-- Start of Given data --
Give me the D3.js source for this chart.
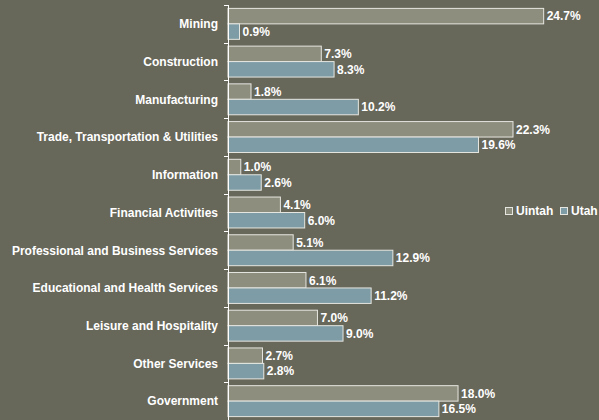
<!DOCTYPE html>
<html>
<head>
<meta charset="utf-8">
<script src="https://cdn.jsdelivr.net/npm/d3@7"></script>
<style>
  body { margin: 0; background: #67675a; }
  svg { display: block; }
  text { font-family: "Liberation Sans", Arial, sans-serif; font-weight: bold; font-size: 12px; fill: #ffffff; }
</style>
</head>
<body>
<div id="chart"></div>
<script>
// industry share of employment, Uintah county vs Utah
var categories = ["Mining", "Construction", "Manufacturing", "Trade, Transportation & Utilities",
    "Information", "Financial Activities", "Professional and Business Services",
    "Educational and Health Services", "Leisure and Hospitality", "Other Services", "Government"];
var uintah = [24.7, 7.3, 1.8, 22.3, 1.0, 4.1, 5.1, 6.1, 7.0, 2.7, 18.0];
var utah   = [0.9, 8.3, 10.2, 19.6, 2.6, 6.0, 12.9, 11.2, 9.0, 2.8, 16.5];
var seriesNames = ["Uintah", "Utah"];
var seriesColors = ["#8e8e7e", "#7d9ca6"];

var width = 599, height = 420;
var plotLeft = 228, plotTop = 5, plotBottom = 420;

var svg = d3.select("#chart").append("svg")
    .attr("width", width)
    .attr("height", height);

svg.append("rect")
    .attr("width", width).attr("height", height)
    .attr("fill", "#67675a");

var x = d3.scaleLinear().domain([0, 25]).range([plotLeft, plotLeft + 319.5]);
var y = d3.scaleBand().domain(categories).range([plotTop, plotBottom])
    .paddingInner(0.18).paddingOuter(0.09);
var ys = d3.scaleBand().domain(seriesNames).range([0, y.bandwidth()]);

var rows = categories.map(function(c, i) {
    return {cat: c, vals: [uintah[i], utah[i]]};
});

var g = svg.selectAll("g.row")
    .data(rows)
  .enter().append("g")
    .attr("class", "row")
    .attr("transform", function(d) { return "translate(0," + y(d.cat) + ")"; });

g.selectAll("rect")
    .data(function(d) { return d.vals; })
  .enter().append("rect")
    .attr("x", x(0))
    .attr("y", function(d, i) { return ys(seriesNames[i]); })
    .attr("width", function(d) { return x(d) - x(0); })
    .attr("height", ys.bandwidth())
    .attr("fill", function(d, i) { return seriesColors[i]; })
    .attr("stroke", "#e6e6e0")
    .attr("stroke-width", 1);

g.selectAll("text.val")
    .data(function(d) { return d.vals; })
  .enter().append("text")
    .attr("class", "val")
    .attr("x", function(d) { return x(d) + 3; })
    .attr("y", function(d, i) { return ys(seriesNames[i]) + ys.bandwidth() / 2; })
    .attr("dy", "0.36em")
    .text(function(d) { return d.toFixed(1) + "%"; });

// category labels
svg.selectAll("text.cat")
    .data(categories)
  .enter().append("text")
    .attr("class", "cat")
    .attr("x", 218)
    .attr("y", function(d) { return y(d) + y.bandwidth() / 2; })
    .attr("dy", "0.36em")
    .attr("text-anchor", "end")
    .text(function(d) { return d; });

// axis line with ticks between categories
var step = y.step();
var tickPos = d3.range(categories.length + 1).map(function(i) { return plotTop + i * step; });
svg.append("line")
    .attr("x1", plotLeft + 0.5).attr("x2", plotLeft + 0.5)
    .attr("y1", plotTop).attr("y2", plotBottom)
    .attr("stroke", "#ffffff");
svg.selectAll("line.tick")
    .data(tickPos)
  .enter().append("line")
    .attr("class", "tick")
    .attr("x1", plotLeft - 4).attr("x2", plotLeft)
    .attr("y1", function(d) { return Math.round(d) + 0.5; })
    .attr("y2", function(d) { return Math.round(d) + 0.5; })
    .attr("stroke", "#ffffff");

// legend
var legend = svg.append("g").attr("transform", "translate(505,207)");
var lx = [0, 55];
seriesNames.forEach(function(s, i) {
    legend.append("rect")
        .attr("x", lx[i] + 0.5).attr("y", 0.5)
        .attr("width", 7).attr("height", 7)
        .attr("fill", seriesColors[i])
        .attr("stroke", "#e6e6e0");
    legend.append("text")
        .attr("x", lx[i] + 11)
        .attr("y", 4)
        .attr("dy", "0.36em")
        .text(s);
});
</script>
</body>
</html>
-- End of Given data --
_Task directions_:
Determine how many lines contain the word "chart" and reply with that number alone.

_Solution to this task_:
3